Reputation: 93
I use Scrapy to get a website info, and then write the information to a JSON file.
It works correctly started by Scrapy itself, but when I started it by Scrapyd, I found that the JSON file was not created in the same path.
import math
from typing import Any
import scrapy
from scrapy.http import Response
import json
from scrapy.utils.conf import closest_scrapy_cfg
import os
def __init__(self, start_urls=None, *args, **kwargs):
super(NsidcInfoSpider, self).__init__(*args, **kwargs)
# XPath namespaces
self.namespaces = {
...
}
# get the store dir
proj_root = closest_scrapy_cfg()
if proj_root:
proj_root = os.path.dirname(proj_root)
proj_root = proj_root + "\\files\\info"
if not os.path.exists(proj_root):
os.makedirs(proj_root)
self.file = open(proj_root + '\\entries.json', 'a')

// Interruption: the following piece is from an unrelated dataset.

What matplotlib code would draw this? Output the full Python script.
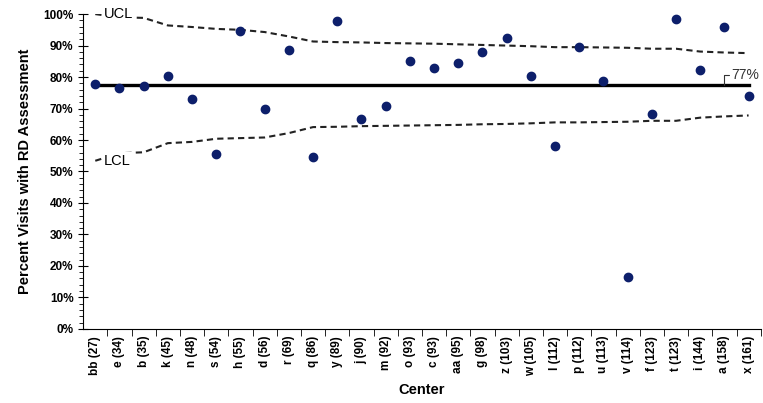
import matplotlib.pyplot as plt
from matplotlib.ticker import FixedLocator, MultipleLocator, PercentFormatter

centers = ["bb (27)", "e (34)", "b (35)", "k (45)", "n (48)", "s (54)", "h (55)",
           "d (56)", "r (69)", "q (86)", "y (89)", "j (90)", "m (92)", "o (93)",
           "c (93)", "aa (95)", "g (98)", "z (103)", "w (105)", "l (112)", "p (112)",
           "u (113)", "v (114)", "f (123)", "t (123)", "i (144)", "a (158)", "x (161)"]
pct = [77.9, 76.5, 77.2, 80.2, 72.9, 55.5, 94.7, 69.7, 88.5, 54.7, 97.9, 66.7,
       70.7, 85.2, 82.9, 84.4, 87.9, 92.5, 80.2, 58.1, 89.5, 78.9, 16.4, 68.4,
       98.6, 82.2, 95.9, 74.0]
ucl = [100.0, 99.0, 98.8, 96.4, 95.9, 95.3, 95.0, 94.3, 92.9, 91.3, 91.1, 91.0,
       90.8, 90.7, 90.6, 90.4, 90.2, 90.0, 89.8, 89.5, 89.5, 89.4, 89.3, 89.0,
       89.0, 88.1, 87.8, 87.6]
lcl = [53.4, 55.8, 56.1, 59.0, 59.4, 60.4, 60.6, 60.8, 62.2, 64.1, 64.2, 64.4,
       64.5, 64.6, 64.7, 64.8, 65.0, 65.1, 65.3, 65.6, 65.6, 65.7, 65.8, 66.1,
       66.1, 67.1, 67.5, 67.8]
center_line = 77.4

plt.rcParams['font.family'] = ['Liberation Sans', 'DejaVu Sans']

fig = plt.figure(figsize=(7.63, 4.03), dpi=100)
ax = fig.add_axes([0.109, 0.184, 0.888, 0.781])

x = list(range(len(centers)))
ax.plot(x, ucl, ls=(0, (3, 2)), color='#222222', lw=1.5, zorder=2)
ax.plot(x, lcl, ls=(0, (3, 2)), color='#222222', lw=1.5, zorder=2)
ax.plot([x[0], x[-1]], [center_line, center_line], color='black', lw=2.4, zorder=3)
ax.plot(x, pct, 'o', color='#0d1f6b', ms=6, zorder=4)

lbl = dict(fontsize=10.5, va='center', ha='left', zorder=5,
           bbox=dict(facecolor='white', edgecolor='none', pad=1))
ax.text(0.35, ucl[0], 'UCL', **lbl)
ax.text(0.35, lcl[0], 'LCL', **lbl)
ax.annotate('77%', xy=(26.0, center_line), xytext=(26.3, 80.5), fontsize=10,
            color='#333333', va='center', ha='left',
            arrowprops=dict(arrowstyle='-', color='#333333', lw=0.8,
                            connectionstyle='angle,angleA=0,angleB=90,rad=0',
                            shrinkA=0, shrinkB=0))

ax.set_xlim(-0.5, len(centers) - 0.5)
ax.set_ylim(0, 100)
ax.spines['top'].set_visible(False)
ax.spines['right'].set_visible(False)

ax.set_xticks(x)
ax.set_xticklabels(centers, rotation=90, fontsize=8.5, fontweight='bold')
ax.tick_params(axis='x', which='major', length=0, pad=5)
ax.xaxis.set_minor_locator(FixedLocator([i + 0.5 for i in range(len(centers))]))
ax.tick_params(axis='x', which='minor', length=5, direction='out')

ax.yaxis.set_major_locator(MultipleLocator(10))
ax.yaxis.set_minor_locator(MultipleLocator(2))
ax.yaxis.set_major_formatter(PercentFormatter(decimals=0))
ax.tick_params(axis='y', which='major', direction='inout', length=7, labelsize=8.5)
ax.tick_params(axis='y', which='minor', direction='out', length=3)
for t in ax.get_yticklabels():
    t.set_fontweight('bold')

ax.set_ylabel('Percent Visits with RD Assessment', fontsize=10.5, fontweight='bold', labelpad=8)
ax.set_xlabel('Center', fontsize=10.5, fontweight='bold', labelpad=5)

fig.savefig('out.png', dpi=100)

def parse(self, response):
# get the website information and parse it to obj
obj = {}
json_string = json.dumps(obj)
self.file.write(json_string + '\n')
def closed(self, reason):
self.file.close()
Upvotes: 0
Views: 37
Reputation: 93
The closest_scrapy_cfg() function in Scrapy is used to locate the nearest scrapy.cfg configuration file. So, when I used scrapyd to dispatch the spider, the JSON file would not be written in the scrapy project dir.
To resolve this, I opted to write the JSON file using the FILES_STORE setting, allowing me to specify an absolute path for the file.
settings = get_project_settings()
file_store = settings.get('FILES_STORE')
if file_store:
file_store = os.path.dirname(file_store)
file_store = file_store + "\\nsidc\\info"
if not os.path.exists(file_store):
os.makedirs(file_store)
self.file = open(file_store + '\\entries.json', 'a')
Upvotes: 0